The Aseret HaDibrot are the fundamental building blocks of Judaism, ten integral commandments that define the basic tenets of our religion. Some of the Dibrot are difficult to understand (especially “Lo Tachmod,” conventionally translated as “do not covet”). The first two Dibrot, though, seem fairly straightforward. The first commandment is to know that Hashem is the one and only God, and the second is not to worship idols (Shemot 20:2-6).
But maybe it is too straightforward. How is the second commandment unique from the first? If Hashem is the only God, does it not go without saying that idols, animals, and stars are not God? Why is this a separate commandment?

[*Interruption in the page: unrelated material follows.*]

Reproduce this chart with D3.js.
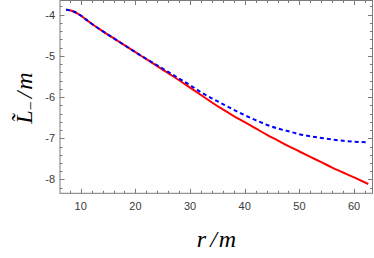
<!DOCTYPE html>
<html>
<head>
<meta charset="utf-8">
<script src="https://cdn.jsdelivr.net/npm/d3@7"></script>
<style>
	body { margin: 0; background: #fff; }
	svg { display: block; }
</style>
</head>
<body>
<svg id="chart" width="374" height="258"></svg>
<script>

var rValues = [7.3, 8, 9, 10, 11, 12, 13, 14, 16, 18, 20, 22, 24, 26, 28, 30, 32, 34, 36, 38, 40, 42, 44, 46, 48, 50, 52, 54, 56, 58, 60, 62.6];

var solidL = [-3.88, -3.89, -3.94, -4.02, -4.12, -4.22, -4.31, -4.40, -4.57, -4.74, -4.91, -5.08, -5.25, -5.42, -5.59, -5.77, -5.95, -6.13, -6.30, -6.46, -6.61, -6.76, -6.91, -7.05, -7.19, -7.32, -7.45, -7.58, -7.71, -7.83, -7.95, -8.11];

var dashedL = [-3.88, -3.89, -3.94, -4.02, -4.12, -4.22, -4.31, -4.40, -4.57, -4.74, -4.91, -5.07, -5.23, -5.39, -5.55, -5.71, -5.88, -6.03, -6.17, -6.31, -6.44, -6.56, -6.67, -6.76, -6.83, -6.90, -6.95, -6.99, -7.03, -7.06, -7.08, -7.10];

var xTicks = [10, 20, 30, 40, 50, 60];
var yTicks = [-4, -5, -6, -7, -8];


(function()
{
	var svg = d3.select("#chart");

	var left = 60, right = 372.5, top = 0.5, bottom = 193.3;

	var x = d3.scaleLinear().domain([6.21, 63.37]).range([left, right]);
	var y = d3.scaleLinear().domain([-3.655, -8.335]).range([top, bottom]);

	var frameColor = "#7a7a7a";
	var labelColor = "#3a3a3a";

	// minor ticks every 2 on x, every 0.2 on y
	var xMinor = d3.range(8, 64, 2).filter(function(v) { return v % 10 != 0; });
	var yMinor = d3.range(-36, -84, -2).map(function(v) { return v / 10; }).filter(function(v) { return Math.round(v * 10) % 10 != 0; });

	var ticks = svg.append("g")
		.attr("stroke", frameColor)
		.attr("stroke-width", 1);

	function vTicks(vals, len)
	{
		vals.forEach(function(v)
		{
			var px = Math.round(x(v)) + 0.5;
			ticks.append("line").attr("x1", px).attr("x2", px).attr("y1", bottom).attr("y2", bottom - len);
			ticks.append("line").attr("x1", px).attr("x2", px).attr("y1", top).attr("y2", top + len);
		});
	}

	function hTicks(vals, len)
	{
		vals.forEach(function(v)
		{
			var py = Math.round(y(v)) + 0.5;
			ticks.append("line").attr("y1", py).attr("y2", py).attr("x1", left).attr("x2", left + len);
			ticks.append("line").attr("y1", py).attr("y2", py).attr("x1", right).attr("x2", right - len);
		});
	}

	vTicks(xTicks, 4.5);
	vTicks(xMinor, 2.5);
	hTicks(yTicks, 4.5);
	hTicks(yMinor, 2.5);

	// curves
	var line = d3.line()
		.x(function(d) { return x(d[0]); })
		.y(function(d) { return y(d[1]); })
		.curve(d3.curveMonotoneX);

	var plot = svg.append("g");

	plot.append("path")
		.datum(rValues.map(function(r, i) { return [r, solidL[i]]; }))
		.attr("d", line)
		.attr("fill", "none")
		.attr("stroke", "#ff0000")
		.attr("stroke-width", 2);

	plot.append("path")
		.datum(rValues.map(function(r, i) { return [r, dashedL[i]]; }))
		.attr("d", line)
		.attr("fill", "none")
		.attr("stroke", "#0000ff")
		.attr("stroke-width", 2)
		.attr("stroke-dasharray", "4,3");

	// frame
	svg.append("rect")
		.attr("x", left)
		.attr("y", top)
		.attr("width", right - left)
		.attr("height", bottom - top)
		.attr("fill", "none")
		.attr("stroke", frameColor)
		.attr("stroke-width", 1);

	// tick labels
	svg.append("g").selectAll("text")
		.data(xTicks)
		.enter().append("text")
		.attr("x", function(d) { return x(d); })
		.attr("y", bottom + 17)
		.attr("text-anchor", "middle")
		.attr("font-family", "Liberation Sans, sans-serif")
		.attr("font-size", 11)
		.attr("fill", labelColor)
		.text(function(d) { return d; });

	svg.append("g").selectAll("text")
		.data(yTicks)
		.enter().append("text")
		.attr("x", left - 5)
		.attr("y", function(d) { return y(d) + 4; })
		.attr("text-anchor", "end")
		.attr("font-family", "Liberation Sans, sans-serif")
		.attr("font-size", 11)
		.attr("fill", labelColor)
		.text(function(d) { return "-" + Math.abs(d); });

	// axis titles
	var xTitle = svg.append("text")
		.attr("x", 216.5)
		.attr("y", 246.5)
		.attr("text-anchor", "middle")
		.attr("font-family", "Liberation Serif, serif")
		.attr("font-style", "italic")
		.attr("font-size", 24)
		.attr("fill", "#000");
	xTitle.append("tspan").text("r");
	xTitle.append("tspan").attr("dx", 4).text("/");
	xTitle.append("tspan").attr("dx", 2).text("m");

	var yTitle = svg.append("text")
		.attr("transform", "translate(32,98) rotate(-90)")
		.attr("text-anchor", "middle")
		.attr("font-family", "Liberation Serif, serif")
		.attr("font-style", "italic")
		.attr("font-size", 24)
		.attr("fill", "#000");
	yTitle.append("tspan").text("L\u0303");
	yTitle.append("tspan").attr("font-style", "normal").attr("font-size", 16).attr("dy", 4).text("\u2212");
	yTitle.append("tspan").attr("dy", -4).attr("dx", 3).text("/");
	yTitle.append("tspan").attr("dx", 2).text("m");

}());

</script>
</body>
</html>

Compounding this problem is the fact that when we read the Torah, there truly is no difference between commandments one and two. The Ba’al Keri’ah reads seamlessly from one to another without even pausing.
A better understanding of the prohibition of Avodah Zarah (worshipping foreign gods) can be attained by analyzing Moshe’s warning to Bnei Yisrael in Sefer Devarim: “VeNishmartem Me’od LeNafshoteichem Ki Lo Re’item Col Temunah BeYom Dibeir Hashem Aleichem BeChoreiv Mitoch HaEish, Pen Tashchitum VaAsitem Lachem Pesel Temunat Col Semel,” “Be very careful for your souls, for you did not see any image on the day Hashem spoke to you at Choreiv from the fire, lest you become corrupt and make an engraved image of any form” (Devarim 4:15-16).
Moshe Rabbeinu says that Bnei Yisrael may be drawn to idols not necessarily because they want to replace God but rather because they want to see Him better. God has no physical form, which makes it very hard for Bnei Yisrael to relate to Him. Moshe worries that they will ascribe Godliness to non-Godly physical objects, like the Eigel HaZahav, because they can comprehend the existence of a golden calf much more easily than the existence of an intangible being Who is omniscient, omnipotent and exists independently of space and time.
The message of the second commandment is that we are forbidden to worship God through any physical intermediaries. We may only worship him directly.
Perhaps this explains the Gemara (Makkot 24a) which states that out of the 613 Mitzvot, only two are spoken by Hashem directly to Am Yisrael: the first two commandments of the Aseret HaDibrot. Why does God choose these two particular Mitzvot to deliver Himself, as opposed to any of the other 611 Mitzvot, which are taught by Moshe Rabbeinu? Perhaps He sees fit to deliver these two Dibrot Himself because the prohibition against worshipping intermediaries to God cannot be delivered by a middleman, even one as great as Moshe Rabbeinu.
The first and second commandments are closely intertwined because someone who worships a physical object, thinking it is the one and only God, has violated both the first and second commandments. But each commandment is unique; a person can assign meaning to idols even while fully believing that Hashem is God.
But this calls to mind another question: how do these Dibrot apply today?
Surely there are some people who still worship statues or other physical objects, but they make up a minority of the world’s population. The majority of people, especially in the Western world, believe in nearly the same God we do or believe in no God at all.
How is the second commandment relevant in an age and culture where worship of foreign gods is exceedingly rare?
Perhaps the answer is that Avodah Zarah refers to any attempt to ascribe meaning to meaningless things, not just to false gods. Secular culture believes that people can find meaning in their lives by attributing meaning to anything they want—money, material possessions, beautiful sunsets, professional sports, or anything else. YouTuber and secular philosopher C.G.P. Grey explained it well, “A sunset doesn’t need meaning to be enjoyed; the enjoyment is the meaning” (C.G.P. Grey, “Q&A With Grey: Meme Edition”).
But religious Jews disagree—we believe that the only true meaning of life comes from the tasks God has assigned us. That is what the second commandment teaches us.
This is not to say that we cannot enjoy sports and material wealth; just it was perfectly fine for the Jews of three millennia ago to enjoy and appreciate the sun’s light, warmth, and beautiful colors as long as they did not worship the sun, we can enjoy and appreciate physical pleasures as long as we acknowledge that their only meaning—if they have any meaning at all—comes from the Torah.
The lesson of the second commandment is that true fulfillment comes only from the incomprehensible, intangible God, a lesson that is just as relevant today as it was at Har Sinai.